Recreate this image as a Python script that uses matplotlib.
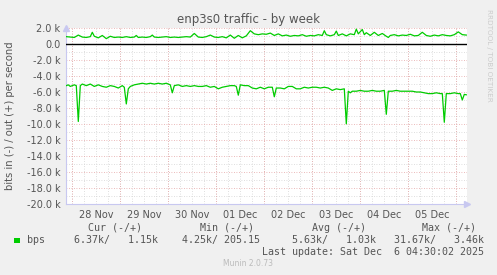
import matplotlib
matplotlib.use("Agg")
import matplotlib.pyplot as plt
import numpy as np
from matplotlib.ticker import FixedLocator, FuncFormatter

# ---- data (hours since 28 Nov 00:00, values in bits/s) ----
day_labels = ["28 Nov", "29 Nov", "30 Nov", "01 Dec", "02 Dec", "03 Dec", "04 Dec", "05 Dec"]

in_t = [-3, -2, -1, 0, 1, 2, 3, 4, 5, 7, 9, 11, 13, 15, 17, 19, 21, 23, 25, 26, 27, 28, 29,
        31, 33, 35, 37, 39, 41, 43, 45, 47, 49, 50, 51, 53, 55, 57, 59, 61, 63, 65, 67, 69,
        71, 73, 75, 77, 79, 81, 82, 83, 84, 86, 88, 90, 92, 94, 96, 98, 100, 101, 102, 104,
        106, 108, 110, 112, 114, 116, 118, 120, 122, 124, 126, 128, 130, 132, 134, 136, 137,
        138, 139, 140, 142, 144, 146, 148, 150, 152, 154, 156, 157, 158, 160, 162, 164, 166,
        168, 170, 172, 174, 176, 178, 180, 182, 184, 185, 186, 187, 189, 191, 193, 194, 195,
        196, 197]
in_v = [-5.2, -5.1, -5.3, -5.2, -5.1, -5.2, -9.7, -5.2, -5.0, -5.2, -5.0, -5.3, -5.1, -5.3,
        -5.4, -5.2, -5.3, -5.5, -5.2, -5.4, -7.5, -5.6, -5.3, -5.1, -5.0, -4.9, -5.0, -4.9,
        -5.0, -4.9, -5.0, -4.9, -5.1, -6.1, -5.2, -5.1, -5.3, -5.2, -5.3, -5.2, -5.3, -5.3,
        -5.2, -5.4, -5.3, -5.6, -5.4, -5.3, -5.2, -5.2, -5.3, -6.4, -5.1, -5.2, -5.2, -5.5,
        -5.6, -5.4, -5.6, -5.4, -5.4, -6.6, -5.5, -5.5, -5.6, -5.3, -5.3, -5.6, -5.6, -5.4,
        -5.5, -5.4, -5.4, -5.5, -5.4, -5.5, -5.8, -5.6, -5.7, -5.6, -10.0, -5.9, -6.1, -5.9,
        -5.9, -5.8, -5.9, -5.9, -5.8, -5.9, -5.9, -5.8, -8.8, -5.9, -5.9, -5.8, -5.9, -5.9,
        -5.9, -5.9, -6.0, -6.0, -6.1, -6.2, -6.2, -6.1, -6.2, -6.2, -9.8, -6.2, -6.2, -6.1,
        -6.2, -6.2, -7.0, -6.3, -6.35]

out_t = [-3, -1, 1, 3, 5, 7, 9, 10, 11, 13, 15, 17, 19, 21, 23, 25, 27, 29, 31, 32, 33, 35,
         37, 39, 40, 41, 43, 45, 47, 49, 51, 53, 55, 57, 59, 61, 63, 65, 67, 69, 71, 73, 75,
         77, 79, 81, 83, 85, 87, 89, 91, 93, 95, 97, 99, 101, 103, 105, 107, 109, 111, 113,
         115, 117, 119, 121, 123, 125, 126, 127, 129, 131, 132, 133, 135, 137, 139, 141, 142,
         143, 145, 146, 147, 149, 151, 153, 155, 157, 158, 159, 161, 163, 165, 167, 169, 171,
         173, 175, 177, 179, 181, 183, 185, 187, 189, 191, 193, 195, 197]
out_v = [0.95, 0.9, 0.85, 1.15, 0.9, 0.85, 0.95, 1.5, 1.0, 0.8, 1.1, 0.7, 1.0, 0.85, 0.9,
         0.85, 0.95, 0.85, 0.9, 1.1, 0.85, 0.9, 0.85, 0.95, 1.15, 0.9, 0.85, 0.9, 0.95, 0.85,
         0.9, 0.85, 0.9, 0.95, 0.9, 1.35, 0.9, 0.85, 0.95, 1.15, 0.9, 0.85, 0.95, 0.8, 1.15,
         0.75, 1.1, 0.8, 1.05, 1.7, 1.3, 1.2, 1.3, 1.25, 1.4, 1.1, 1.3, 1.05, 1.15, 1.0, 1.1,
         1.05, 1.2, 1.0, 1.1, 1.05, 1.2, 1.1, 1.7, 1.2, 1.05, 1.2, 1.65, 1.1, 1.3, 1.05, 1.3,
         1.2, 1.9, 1.3, 1.85, 1.2, 1.45, 1.1, 1.5, 1.1, 1.35, 1.0, 0.85, 1.1, 1.2, 1.05, 1.15,
         1.1, 1.25, 1.05, 1.1, 1.5, 1.1, 1.0, 1.15, 1.05, 1.2, 1.1, 1.05, 1.2, 1.55, 1.2, 1.15]

legend_name = "bps"
legend_headers = ["Cur (-/+)", "Min (-/+)", "Avg (-/+)", "Max (-/+)"]
legend_values = ["6.37k/   1.15k", "4.25k/ 205.15", "5.63k/   1.03k", "31.67k/   3.46k"]
last_update = "Last update: Sat Dec  6 04:30:02 2025"

# ---- figure ----
W, H = 497, 275
fig = plt.figure(figsize=(W / 100, H / 100), dpi=100, facecolor="#F0F0F0")
ax = fig.add_axes([66 / W, 1 - 203.5 / H, 401 / W, (203.5 - 28.3) / H])
ax.set_facecolor("white")

xmin, xmax = -3.15, 197.35
ax.set_xlim(xmin, xmax)
ax.set_ylim(-20000, 2000)

# grids
minor_x = np.arange(0, 198, 6)
major_x = np.arange(0, 198, 24)
for xv in minor_x:
    ax.axvline(xv, color="#d4d4d4", lw=0.6, ls=(0, (1, 2)), zorder=1)
for xv in major_x:
    ax.axvline(xv, color="#e5a3a3", lw=0.6, ls=(0, (1, 2)), zorder=1.5)
for yv in np.arange(-19000, 2000, 2000):
    ax.axhline(yv, color="#d4d4d4", lw=0.6, ls=(0, (1, 2)), zorder=1)
for yv in np.arange(-20000, 2001, 2000):
    ax.axhline(yv, color="#e5a3a3", lw=0.6, ls=(0, (1, 2)), zorder=1.5)

ax.axhline(0, color="black", lw=1.0, zorder=3)

ax.plot(in_t, np.array(in_v) * 1000, color="#00CC00", lw=0.9, zorder=4)
ax.plot(out_t, np.array(out_v) * 1000, color="#00CC00", lw=0.9, zorder=4)

# ticks
ax.set_xticks(np.arange(12, 12 + 24 * len(day_labels), 24))
ax.set_xticklabels(day_labels)
ax.set_yticks(np.arange(-20000, 2001, 2000))
def yfmt(v, p):
    if abs(v) < 1e-9:
        return "0.0"
    return f"{v/1000:.1f} k"
ax.yaxis.set_major_formatter(FuncFormatter(yfmt))
ax.tick_params(axis="both", length=0, labelsize=7, colors="#555555", pad=4)
ax.tick_params(axis="x", pad=5)

for s in ["top", "right"]:
    ax.spines[s].set_visible(False)
for s in ["left", "bottom"]:
    ax.spines[s].set_color("#c8c8f0")
    ax.spines[s].set_linewidth(0.8)
# axis arrows
ax.plot([0], [1.0], marker="^", color="#c8c8f0", ms=4, transform=ax.transAxes, clip_on=False)
ax.plot([1.0], [0], marker=">", color="#c8c8f0", ms=4, transform=ax.transAxes, clip_on=False)

# texts
fig.text(248.5 / W, 1 - 19 / H, "enp3s0 traffic - by week", ha="center", va="center",
         fontsize=8.5, color="#555555")
fig.text(10 / W, 1 - 116 / H, "bits in (-) / out (+) per second", ha="center", va="center",
         rotation=90, fontsize=7.2, color="#555555")
fig.text(489 / W, 1 - 55 / H, "RRDTOOL / TOBI OETIKER", ha="center", va="center",
         rotation=270, fontsize=5.2, color="#cccccc")

mono = "DejaVu Sans Mono"
fig.patches.append(plt.Rectangle((14 / W, 1 - 243 / H), 5.5 / W, 5.5 / H, transform=fig.transFigure,
                                 facecolor="#00CC00", edgecolor="none"))
fig.text(27 / W, 1 - 240 / H, legend_name, ha="left", va="center", fontsize=7.2,
         family=mono, color="#555555")
hdr_x = [115.5, 227.5, 338.5, 449.5]
val_right = [157.5, 260.5, 375.5, 483.5]
for hx, h in zip(hdr_x, legend_headers):
    fig.text(hx / W, 1 - 228 / H, h, ha="center", va="center", fontsize=7.2,
             family=mono, color="#555555")
for vx, v in zip(val_right, legend_values):
    fig.text(vx / W, 1 - 240 / H, v, ha="right", va="center", fontsize=7.2,
             family=mono, color="#555555")
fig.text(483.5 / W, 1 - 252 / H, last_update, ha="right", va="center", fontsize=7.2,
         family=mono, color="#555555")
fig.text(248 / W, 1 - 264 / H, "Munin 2.0.73", ha="center", va="center", fontsize=5.5,
         color="#bbbbbb")

fig.savefig("out.png", dpi=100, facecolor=fig.get_facecolor())
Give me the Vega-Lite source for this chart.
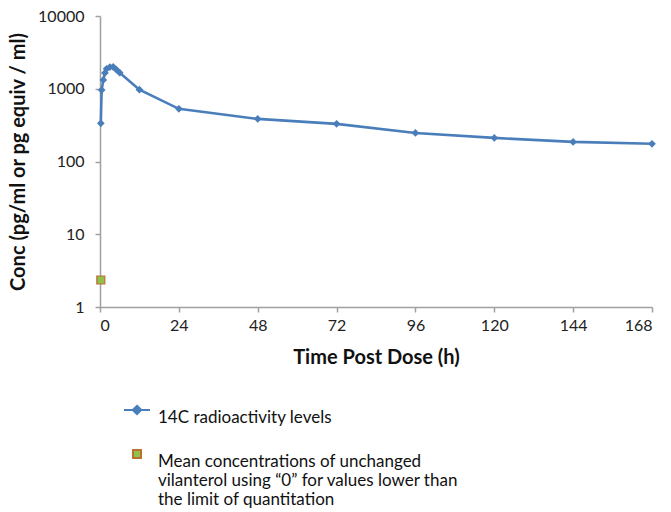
{
  "$schema": "https://vega.github.io/schema/vega-lite/v6.json",
  "autosize": {"type": "none"},
  "padding": {"left": 100, "top": 16, "right": 19, "bottom": 205},
  "width": 552,
  "height": 291,
  "background": "white",
  "config": {
    "view": {"stroke": null},
    "font": "Lato",
    "axis": {"grid": false, "domainColor": "#a0a0a0", "tickColor": "#a0a0a0", "labelColor": "#222", "titleColor": "#111", "labelFont": "Lato", "titleFont": "Lato", "labelFontSize": 16, "titleFontSize": 20, "titleFontWeight": "bold", "tickSize": 5, "domainWidth": 1.5, "tickWidth": 1.5}
  },
  "data": {"values": [
    {"t": 0.25, "c": 335, "s": "14C radioactivity levels"},
    {"t": 0.5, "c": 960, "s": "14C radioactivity levels"},
    {"t": 1, "c": 1320, "s": "14C radioactivity levels"},
    {"t": 1.5, "c": 1650, "s": "14C radioactivity levels"},
    {"t": 2, "c": 1880, "s": "14C radioactivity levels"},
    {"t": 3, "c": 1990, "s": "14C radioactivity levels"},
    {"t": 4, "c": 2000, "s": "14C radioactivity levels"},
    {"t": 5, "c": 1830, "s": "14C radioactivity levels"},
    {"t": 6, "c": 1660, "s": "14C radioactivity levels"},
    {"t": 12, "c": 970, "s": "14C radioactivity levels"},
    {"t": 24, "c": 530, "s": "14C radioactivity levels"},
    {"t": 48, "c": 385, "s": "14C radioactivity levels"},
    {"t": 72, "c": 329, "s": "14C radioactivity levels"},
    {"t": 96, "c": 247, "s": "14C radioactivity levels"},
    {"t": 120, "c": 211, "s": "14C radioactivity levels"},
    {"t": 144, "c": 186, "s": "14C radioactivity levels"},
    {"t": 168, "c": 175, "s": "14C radioactivity levels"},
    {"t": 0.25, "c": 2.35, "s": "Mean concentrations of unchanged vilanterol"}
  ]},
  "encoding": {
    "x": {"field": "t", "type": "quantitative", "scale": {"domain": [0, 168], "nice": false}, "axis": {"values": [0, 24, 48, 72, 96, 120, 144, 168], "title": "Time Post Dose (h)", "titlePadding": 14, "labelPadding": 5}},
    "y": {"field": "c", "type": "quantitative", "scale": {"type": "log", "domain": [1, 10000], "nice": false}, "axis": {"values": [1, 10, 100, 1000, 10000], "format": "d", "title": "Conc (pg/ml or pg equiv / ml)", "titlePadding": 9, "labelPadding": 11}}
  },
  "layer": [
    {
      "transform": [{"filter": "datum.s == '14C radioactivity levels'"}],
      "mark": {"type": "line", "color": "#4a7ebb", "strokeWidth": 2.6}
    },
    {
      "transform": [{"filter": "datum.s == '14C radioactivity levels'"}],
      "mark": {"type": "point", "shape": "diamond", "filled": true, "opacity": 1, "size": 60, "color": "#4a7ebb"}
    },
    {
      "transform": [{"filter": "datum.s != '14C radioactivity levels'"}],
      "mark": {"type": "point", "filled": true, "opacity": 1, "size": 400, "strokeWidth": 1.2},
      "encoding": {
        "shape": {"field": "s", "type": "nominal", "scale": {"domain": ["14C radioactivity levels", "Mean concentrations of unchanged vilanterol"], "range": ["M-1.3,0L1.3,0M0,-0.42L0.42,0L0,0.42L-0.42,0Z", "M-0.4,-0.4L0.4,-0.4L0.4,0.4L-0.4,0.4Z"]},
          "legend": {
            "title": null, "orient": "none", "legendX": 26, "legendY": 383, "direction": "vertical",
            "labelFont": "Lato", "labelFontSize": 17, "labelColor": "#111", "labelLimit": 500,
            "labelOffset": 10, "rowPadding": 17, "symbolSize": 400, "symbolStrokeWidth": 2,
            "labelBaseline": "top",
            "labelExpr": "datum.value == '14C radioactivity levels' ? '14C radioactivity levels' : ['Mean concentrations of unchanged', 'vilanterol  using \u201c0\u201d for values lower than', 'the limit of quantitation']"
          }},
        "fill": {"field": "s", "type": "nominal", "scale": {"domain": ["14C radioactivity levels", "Mean concentrations of unchanged vilanterol"], "range": ["#4a7ebb", "#92c04f"]}},
        "stroke": {"field": "s", "type": "nominal", "scale": {"domain": ["14C radioactivity levels", "Mean concentrations of unchanged vilanterol"], "range": ["#4a7ebb", "#b9712f"]}}
      }
    }
  ]
}
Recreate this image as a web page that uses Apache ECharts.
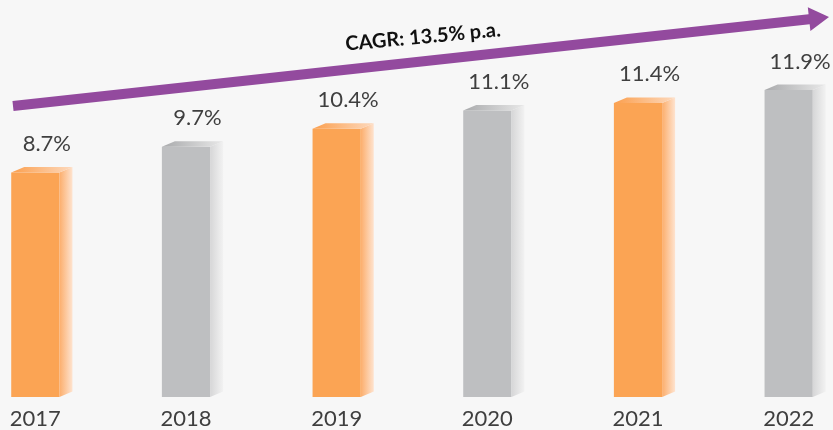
<!DOCTYPE html>
<html><head><meta charset="utf-8">
<script src="https://cdn.jsdelivr.net/npm/echarts@6/dist/echarts.min.js"></script>
<style>html,body{margin:0;padding:0;background:#f7f7f7;overflow:hidden;width:833px;height:430px}
#c{position:absolute;left:-40px;top:0;width:904px;height:430px}</style>
</head><body><div id="c"></div>
<script>
const years = ['2017','2018','2019','2020','2021','2022'];
const values = [8.7, 9.7, 10.4, 11.1, 11.4, 11.9];
const valueLabels = ['8.7%','9.7%','10.4%','11.1%','11.4%','11.9%'];
const barKinds = ['orange','grey','orange','grey','orange','grey'];
const cagrText = 'CAGR: 13.5% p.a.';

const FONT = 'Lato, "Open Sans", sans-serif';
const OFF = 40; // div is shifted left by this many pixels
const palette = {
  orange: {front:'#fba454', top:['#fb9f4e','#fdd9bd'], side:['#fcae6c','#fee3cf']},
  grey:   {front:'#bebfc1', top:['#a9aaac','#e8e8e8'], side:['#d6d6d7','#f2f2f2']}
};
const DEPTH = 13, DY = 5.5;

function renderItem(params, api){
  const i = api.value(0), v = api.value(1);
  const top = api.coord([i, v]);
  const base = api.coord([i, 0]);
  const band = api.size([1,0])[0];
  const w = band * 0.32;
  const x0 = top[0] - w/2, x1 = top[0] + w/2;
  const yt = top[1], yb = base[1];
  const c = palette[barKinds[i]];
  const lin = (a,b)=>({type:'linear',x:0,y:0,x2:1,y2:0,colorStops:[{offset:0,color:a},{offset:1,color:b}]});
  return {type:'group', children:[
    {type:'rect', shape:{x:x0,y:yt,width:w,height:yb-yt}, style:{fill:c.front}},
    {type:'polygon', shape:{points:[[x1,yt],[x1+DEPTH,yt-DY],[x1+DEPTH,yb-DY],[x1,yb]]}, style:{fill:lin(c.side[0],c.side[1])}},
    {type:'polygon', shape:{points:[[x0,yt],[x0+DEPTH,yt-DY],[x1+DEPTH,yt-DY],[x1,yt]]}, style:{fill:lin(c.top[0],c.top[1])}},
    {type:'text', style:{text:valueLabels[i], x:top[0]+11.5, y:yt-DY-12, align:'center', verticalAlign:'bottom', fill:'#3f3f3f', font:'22px '+FONT}}
  ]};
}

// decorative arrow (window coordinates, shifted into the div)
const A = [13+OFF,106], B = [829+OFF,17], T = 10, HL = 20, HW = 12;
const dx = B[0]-A[0], dy = B[1]-A[1], L = Math.hypot(dx,dy);
const ux = dx/L, uy = dy/L, nx = -uy, ny = ux;
const hb = [B[0]-ux*HL, B[1]-uy*HL];
const p = (pt,s)=>[pt[0]+nx*s, pt[1]+ny*s];
const arrowPts = [p(A,-T/2), p(hb,-T/2), p(hb,-HW), B, p(hb,HW), p(hb,T/2), p(A,T/2)];

const chart = echarts.init(document.getElementById('c'));
chart.setOption({
  backgroundColor:'#f7f7f7',
  animation:false,
  grid:{left:0, right:0, top:10, bottom:33},
  xAxis:{type:'category', data:years, axisLine:{show:false}, axisTick:{show:false},
    axisLabel:{color:'#3f3f3f', fontSize:22, fontFamily:FONT, margin:11}},
  yAxis:{type:'value', min:0, max:15, show:false},
  series:[{type:'custom', renderItem, data: values.map((v,i)=>[i,v]), clip:false}],
  graphic:[
    {type:'polygon', shape:{points:arrowPts}, style:{fill:'#934a9e'}, z:10},
    {type:'text', x:423+OFF, y:37, rotation:Math.atan2(-dy,dx)*0.85, style:{text:cagrText, align:'center', verticalAlign:'middle', fill:'#111', font:'bold 20px '+FONT}, z:10}
  ]
});
</script></body></html>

* * * * * * * * *

Instruction. Set the lines above down again, word for word, from the first through the one containing "-6.2, -6.2, -7.0, -6.3, -6.35]"; pictures excluded.

Written response.
Recreate this image as a Python script that uses matplotlib.
import matplotlib
matplotlib.use("Agg")
import matplotlib.pyplot as plt
import numpy as np
from matplotlib.ticker import FixedLocator, FuncFormatter

# ---- data (hours since 28 Nov 00:00, values in bits/s) ----
day_labels = ["28 Nov", "29 Nov", "30 Nov", "01 Dec", "02 Dec", "03 Dec", "04 Dec", "05 Dec"]

in_t = [-3, -2, -1, 0, 1, 2, 3, 4, 5, 7, 9, 11, 13, 15, 17, 19, 21, 23, 25, 26, 27, 28, 29,
        31, 33, 35, 37, 39, 41, 43, 45, 47, 49, 50, 51, 53, 55, 57, 59, 61, 63, 65, 67, 69,
        71, 73, 75, 77, 79, 81, 82, 83, 84, 86, 88, 90, 92, 94, 96, 98, 100, 101, 102, 104,
        106, 108, 110, 112, 114, 116, 118, 120, 122, 124, 126, 128, 130, 132, 134, 136, 137,
        138, 139, 140, 142, 144, 146, 148, 150, 152, 154, 156, 157, 158, 160, 162, 164, 166,
        168, 170, 172, 174, 176, 178, 180, 182, 184, 185, 186, 187, 189, 191, 193, 194, 195,
        196, 197]
in_v = [-5.2, -5.1, -5.3, -5.2, -5.1, -5.2, -9.7, -5.2, -5.0, -5.2, -5.0, -5.3, -5.1, -5.3,
        -5.4, -5.2, -5.3, -5.5, -5.2, -5.4, -7.5, -5.6, -5.3, -5.1, -5.0, -4.9, -5.0, -4.9,
        -5.0, -4.9, -5.0, -4.9, -5.1, -6.1, -5.2, -5.1, -5.3, -5.2, -5.3, -5.2, -5.3, -5.3,
        -5.2, -5.4, -5.3, -5.6, -5.4, -5.3, -5.2, -5.2, -5.3, -6.4, -5.1, -5.2, -5.2, -5.5,
        -5.6, -5.4, -5.6, -5.4, -5.4, -6.6, -5.5, -5.5, -5.6, -5.3, -5.3, -5.6, -5.6, -5.4,
        -5.5, -5.4, -5.4, -5.5, -5.4, -5.5, -5.8, -5.6, -5.7, -5.6, -10.0, -5.9, -6.1, -5.9,
        -5.9, -5.8, -5.9, -5.9, -5.8, -5.9, -5.9, -5.8, -8.8, -5.9, -5.9, -5.8, -5.9, -5.9,
        -5.9, -5.9, -6.0, -6.0, -6.1, -6.2, -6.2, -6.1, -6.2, -6.2, -9.8, -6.2, -6.2, -6.1,
        -6.2, -6.2, -7.0, -6.3, -6.35]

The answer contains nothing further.